- Supreme Court Decision Imposes Greater Burden on ADEA Plaintiffs
- July 7, 2009
- Law Firm: Obermayer Rebmann Maxwell & Hippel LLP - Philadelphia Office
On June 18, 2009, the United States Supreme Court increased the burden imposed on plaintiffs bringing claims of age discrimination under the Age Discrimination in Employment Act (“ADEA”). Prior to Gross v. FBL Financial Services, Inc., a plaintiff could prove his disparate treatment age discrimination claim based on a showing that his age was “a motivating factor” in the adverse employment action taken by the employer; i.e., that the employee’s age was a fact considered in reaching the employment decision. Following Gross, however, a plaintiff must show, by a preponderance of the evidence, that his age was the “but-for” cause of the adverse employment action; i.e., that the employee’s age determined the outcome of the employment decision.
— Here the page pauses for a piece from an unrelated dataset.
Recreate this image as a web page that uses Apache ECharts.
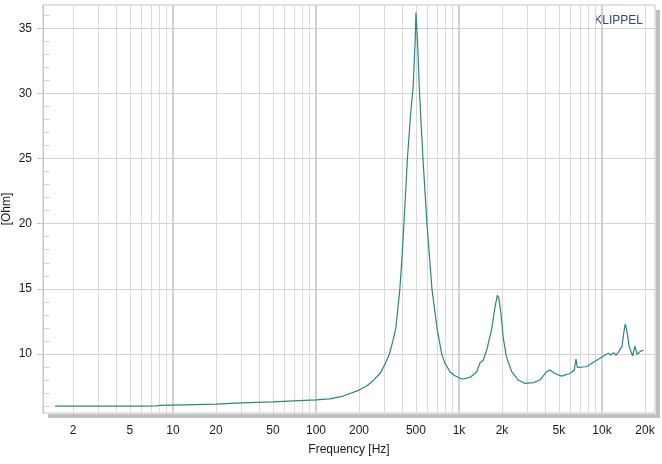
<!DOCTYPE html>
<html><head><meta charset="utf-8">
<script src="https://cdn.jsdelivr.net/npm/echarts@6/dist/echarts.min.js"></script>
<style>html,body{margin:0;padding:0;background:#fff}#c{width:662px;height:464px}</style>
</head><body><div id="c"></div>
<script>
const freqHz = [1.5,3,6,7.7,8,12,20,30,50,70,100,125,155,200,226,251,283,306,326,345,362,386,400,412,436,458,478,494,500,513,530,560,597,647,702,757,798,865,930,1016,1070,1195,1331,1404,1480,1563,1693,1786,1854,1900,1967,2036,2145,2338,2598,2893,3310,3685,4100,4317,4690,5220,5970,6400,6580,6720,7770,8600,9680,10500,11100,11500,12100,12550,13100,13800,14200,14560,15020,15500,16400,17000,17650,18450,19500];
const impedanceOhm = [6.0,6.0,6.0,6.02,6.06,6.1,6.15,6.24,6.33,6.4,6.48,6.56,6.77,7.23,7.54,7.95,8.56,9.28,10.0,11.0,12.0,15.0,17.5,20.0,25.0,28.3,30.5,34.0,36.2,34.0,30.0,25.0,20.0,15.0,12.0,10.0,9.3,8.64,8.35,8.13,8.08,8.2,8.64,9.33,9.54,10.3,11.9,13.6,14.5,14.3,13.1,11.3,9.8,8.64,8.0,7.74,7.8,8.0,8.64,8.77,8.5,8.3,8.5,8.77,9.6,8.97,9.02,9.33,9.67,9.92,10.05,9.92,10.1,9.9,10.18,10.56,11.6,12.3,11.6,10.56,9.85,10.6,9.97,10.18,10.3];
const xLabelTicks = [2,5,10,20,50,100,200,500,1000,2000,5000,10000,20000];
const xGridTicks = [2,3,4,5,6,7,8,9,10,20,30,40,50,60,70,80,90,100,200,300,400,500,600,700,800,900,1000,2000,3000,4000,5000,6000,7000,8000,9000,10000,20000];
const xDecadeTicks = [10,100,1000,10000];
const yLabelTicks = [10,15,20,25,30,35];
const yMinorTicks = [6,7,8,9,11,12,13,14,16,17,18,19,21,22,23,24,26,27,28,29,31,32,33,34,36];

const chart = echarts.init(document.getElementById('c'), null, {renderer: 'canvas'});
const FONT = 'Liberation Sans, Arial, sans-serif';
const X_MIN = 1.233, X_MAX = 23490, Y_MIN = 5.47, Y_MAX = 36.78;
const fmtHz = v => { const r = Math.round(v); return r >= 1000 ? (r / 1000) + 'k' : String(r); };
const gridColors = ['#dadada','#dadada','#dadada','#dadada','#dadada','#dadada','#dadada','#dadada','#cbcbcb'];

chart.setOption({
  animation: false,
  backgroundColor: '#fff',
  grid: {left: 43, right: 7, top: 5, bottom: 51, show: true, borderColor: '#c4c4c4', borderWidth: 1, backgroundColor: '#fff', containLabel: false, outerBoundsMode: 'none'},
  graphic: [
    {type: 'rect', z: -1, shape: {x: 48, y: 414, width: 612, height: 4}, style: {fill: '#c0c0c0'}},
    {type: 'rect', z: -1, shape: {x: 656, y: 10, width: 4, height: 408}, style: {fill: '#c0c0c0'}},
    {type: 'text', right: 19, top: 15, style: {text: 'KLIPPEL', fill: '#33478a', font: '12px ' + FONT}},
    {type: 'text', x: 7, y: 209, rotation: Math.PI / 2,
     style: {text: '[Ohm]', fill: '#1a1a1a', font: '12px ' + FONT, align: 'center', verticalAlign: 'middle'}}
  ],
  xAxis: [
    {
      type: 'log', logBase: 10, min: X_MIN, max: X_MAX,
      name: 'Frequency [Hz]', nameLocation: 'middle', nameGap: 31,
      nameTextStyle: {color: '#1a1a1a', fontSize: 12, fontFamily: FONT},
      axisLine: {show: false},
      axisTick: {show: false, customValues: xGridTicks},
      axisLabel: {customValues: xLabelTicks, formatter: fmtHz, color: '#1a1a1a', fontSize: 12, fontFamily: FONT, margin: 12},
      splitLine: {show: true, lineStyle: {color: gridColors, width: 1}},
      minorSplitLine: {show: false}
    },
    {
      type: 'log', logBase: 10, min: X_MIN, max: X_MAX, position: 'bottom',
      axisLine: {show: false}, axisLabel: {show: false},
      axisTick: {show: false, customValues: xDecadeTicks},
      splitLine: {show: true, lineStyle: {color: '#d0d0d0', width: 2}}
    }
  ],
  yAxis: [
    {
      type: 'value', min: Y_MIN, max: Y_MAX,
      axisLine: {show: true, lineStyle: {color: '#c4c4c4'}},
      axisTick: {show: true, length: 6, customValues: yLabelTicks, lineStyle: {color: '#c4c4c4'}},
      axisLabel: {customValues: yLabelTicks, color: '#1a1a1a', fontSize: 12, fontFamily: FONT, margin: 11},
      splitLine: {show: true, lineStyle: {color: '#d2d2d2'}}
    },
    {
      type: 'value', min: Y_MIN, max: Y_MAX, position: 'left',
      axisLine: {show: false}, axisLabel: {show: false}, splitLine: {show: false},
      axisTick: {show: true, inside: true, length: 7, customValues: yMinorTicks, lineStyle: {color: '#d4d4d4'}}
    }
  ],
  series: [{
    type: 'line', xAxisIndex: 0, yAxisIndex: 0, showSymbol: false, symbol: 'none',
    lineStyle: {color: '#2b8585', width: 1.2},
    data: freqHz.map((f, i) => [f, impedanceOhm[i]]),
    z: 5
  }]
});
</script></body></html>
The plaintiff in Gross, Jack Gross (“Gross”), was fifty-four (54) years old when defendant FBL Financial Services, Inc. (“FBL”) transferred him to a different position and reassigned many of his job duties to a female in her early forties. Gross considered this transfer and reassignment of his job duties to be a demotion, and filed a claim of age discrimination against FBL under the ADEA. At trial, Gross introduced evidence that FBL’s decision was based in part because of his age (what is called a “mixed-motive,” part based on age).
The trial court instructed the jury that it must return a verdict in favor of Gross if he proved that his age was “a motivating factor”, or played a part, in FBL’s decision. The trial court also instructed the jury that it must return a verdict in favor of FBL if FBL proved that it would have made the same employment decision regardless of his age. The jury returned a verdict in favor of Gross.
The Eighth Circuit Court of Appeals (“Eighth Circuit”) reversed the trial court’s decision, holding that the trial court’s jury instructions were incorrect because they shifted the burden of proof and persuasion to FBL without any direct evidence that Gross’ age was a motivating or substantial factor in FBL’s decision.
The parties asked the Supreme Court to resolve the issue of whether a plaintiff must present direct evidence of discrimination in order to obtain a mixed-motive instruction an ADEA case. Writing for the five-justice majority, Justice Clarence Thomas stated that before it could make this determination, the Court must first decide whether the burden of persuasion ever shifts to the defendant in a mixed-motive, ADEA case.
The Court held that in order to establish a disparate treatment claim, an ADEA plaintiff must prove that his age was the “but-for” reason for the employer’s action; i.e., that is he would not have been demoted but for his age. Thus, it is not enough for a plaintiff to prove that the employer considered the employee’s age, rather the plaintiff employee must prove that age drove the employer’s decision. If the plaintiff cannot prove that his age was the reason for the employer’s action, then the employer need not show that it would have taken the same action regardless of the plaintiff’s age.
In light of Gross, employers will likely be more successful in defending ADEA claims on summary judgment and at trial. However, employers must continue to make all employment decisions based on non-age based, legitimate, non-discriminatory reasons as the Gross decision only impacts ADEA claims, and may not apply to age claims brought under a state anti-discrimination law. We expect that Congress will attempt to reverse the Court’s decision in Gross by amending the language of the ADEA to make it consistent with Title VII.